When it comes to style and cachet, both cars are so far ahead of the competition that it’s simply a matter of choosing between aesthetic aggression (GT) and dignified practicality (Flying Spur). The slow-selling Rolls Royce Phantom is the only car that can match the Continental Flying Spur’s exclusivity and charisma– for nearly twice the price. That said, the Flying Spur’s exterior seems distinctly clunky and unresolved in places. The disproportionately large rear lights detract from the overall design harmony, as do the bulbous, asymmetrical rear three-quarter windows. While we’re at it, the chrome side window surrounds don’t match the front and rear’s Darth Vader window treatment. Still, I wouldn’t kick the Spur out of bed for eating crackers.

 The Bentley’s cabin quality easily trounces the Mercs, Bimmers, Masers and even Audis of the world, and gives nothing away to the Roller. The Spur’s materials and workmanship– fragrant leather seats and surfaces, burled wood, mechanically dampened “brightwear” (Bentley-speak for switchgear), plush carpeting, etc. — are eerily perfect. (It was almost a relief when the armrest’s aluminum end piece fell off.) The Spur’s ergonomics are also peerless, benefiting from the fact that the donor car– the VW Phaeton– was developed before mouse-driven computer controllers invaded luxury car sancta. Satellite radio, parking sensors and Bluetooth connectivity are the only delights missing from the standard luxury car manifest.
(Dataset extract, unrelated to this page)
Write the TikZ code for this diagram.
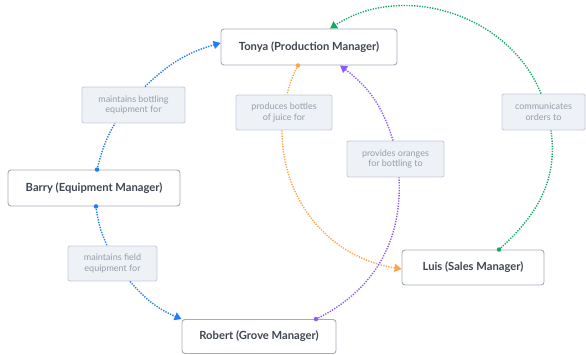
\documentclass[tikz,border=0pt]{standalone}
\usepackage{fontspec}
\setmainfont{Lato}
\usetikzlibrary{calc,arrows.meta}
\definecolor{cblue}{HTML}{1F7BFF}
\definecolor{corange}{HTML}{FFA34A}
\definecolor{cpurple}{HTML}{9058FF}
\definecolor{cgreen}{HTML}{16A865}
\definecolor{boxline}{HTML}{A3ADBA}
\definecolor{boxtext}{HTML}{3F4650}
\definecolor{lblfill}{HTML}{EEF1F6}
\definecolor{lblline}{HTML}{C6CEDA}
\definecolor{lbltext}{HTML}{959EAA}
\tikzset{
  person/.style={draw=boxline, line width=0.9pt, rounded corners=3pt, fill=white,
    inner sep=0pt, font=\bfseries\fontsize{11.2}{13}\selectfont, text=boxtext},
  lbl/.style={draw=lblline, line width=0.9pt, rounded corners=2pt, fill=lblfill,
    inner sep=0pt, align=center, font=\fontsize{9}{10.5}\selectfont, text=lbltext},
  link/.style={line width=1.4pt, dash pattern=on 1.3pt off 1.3pt},
  tip/.style={-{Triangle[length=7pt,width=8pt]}},
  dotstart/.style={circle, inner sep=0pt, minimum size=4.5pt}
}
\begin{document}
\begin{tikzpicture}[x=1pt,y=1pt]
\useasboundingbox (0,0) rectangle (586,354);
% people
\node[person, minimum width=176pt, minimum height=36pt] (tonya) at (309,307) {Tonya (Production Manager)};
\node[person, minimum width=172pt, minimum height=36pt] (barry) at (94,166) {Barry (Equipment Manager)};
\node[person, minimum width=154pt, minimum height=34pt] (robert) at (259,17.5) {Robert (Grove Manager)};
\node[person, minimum width=142pt, minimum height=35pt] (luis) at (473,86.5) {Luis (Sales Manager)};
% labels
\node[lbl, minimum width=103pt, minimum height=36pt] (l1) at (133.5,249) {maintains bottling\\equipment for};
\node[lbl, minimum width=96pt, minimum height=35pt] (l2) at (284,241.5) {produces bottles\\of juice for};
\node[lbl, minimum width=97pt, minimum height=36pt] (l3) at (395.5,195) {provides oranges\\for bottling to};
\node[lbl, minimum width=83pt, minimum height=36pt] (l4) at (543.5,242) {communicates\\orders to};
\node[lbl, minimum width=89pt, minimum height=35pt] (l5) at (112.5,90.5) {maintains field\\equipment for};
% attachment points
\coordinate (b1s) at ($(barry.north)+(3,0)$);
\coordinate (b1a) at ($(l1.south)+(-18.5,0)$);
\coordinate (b1b) at ($(l1.north)+(11.5,0)$);
\coordinate (b1e) at ($(tonya.west)+(0,4)$);
\coordinate (b2s) at ($(barry.south)+(2,0)$);
\coordinate (b2a) at ($(l5.north)+(-5.5,0)$);
\coordinate (b2b) at ($(l5.south)+(17.5,0)$);
\coordinate (b2e) at (robert.north west);
\coordinate (os) at ($(tonya.south)+(-11,0)$);
\coordinate (oa) at ($(l2.north)+(3,0)$);
\coordinate (ob) at ($(l2.south)+(-2,0)$);
\coordinate (oe) at ($(luis.west)+(0,-1.5)$);
\coordinate (ps) at ($(robert.north)+(57,0)$);
\coordinate (pa) at ($(l3.south)+(3.5,0)$);
\coordinate (pb) at ($(l3.north)+(-2.5,0)$);
\coordinate (pe) at ($(tonya.south)+(31,0)$);
\coordinate (gs) at ($(luis.north)+(26,0)$);
\coordinate (ga) at ($(l4.south)+(7.5,0)$);
\coordinate (gb) at ($(l4.north)+(-2.5,0)$);
\coordinate (ge) at ($(tonya.north)+(21,0)$);
% connectors
\draw[link, cblue] (b1s) to[out=75,in=239] (b1a);
\draw[link, cblue, tip] (b1b) to[out=44,in=196] (b1e);
\draw[link, cblue] (b2s) to[out=-83,in=114] (b2a);
\draw[link, cblue, tip] (b2b) to[out=-49,in=157] (b2e);
\draw[link, corange] (os) to[out=242,in=76] (oa);
\draw[link, corange, tip] (ob) to[out=-90,in=171] (oe);
\draw[link, cpurple] (ps) to[out=26,in=-87] (pa);
\draw[link, cpurple, tip] (pb) to[out=107,in=-37] (pe);
\draw[link, cgreen] (gs) to[out=42,in=-82] (ga);
\draw[link, cgreen, tip] (gb) to[out=112,in=33] (ge);
% start dots
\node[dotstart, fill=cblue] (d1) at (b1s) {};
\node[dotstart, fill=cblue] (d2) at (b2s) {};
\node[dotstart, fill=corange] (d3) at (os) {};
\node[dotstart, fill=cpurple] (d4) at (ps) {};
\node[dotstart, fill=cgreen] (d5) at (gs) {};
\end{tikzpicture}
\end{document}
Taken as a whole, the Bentley Continental Flying Spur is the world’s best sedan– provided you’re not a member of Greenpeace or a pistonhead who prefers a vehicle with an emotionally engaging personality. Make no mistake: the Continental Flying Spur possesses both an unquenchable appetite for fuel and a detached, Germanic persona. Even so, for the time being, the Flying Spur is as good as it gets.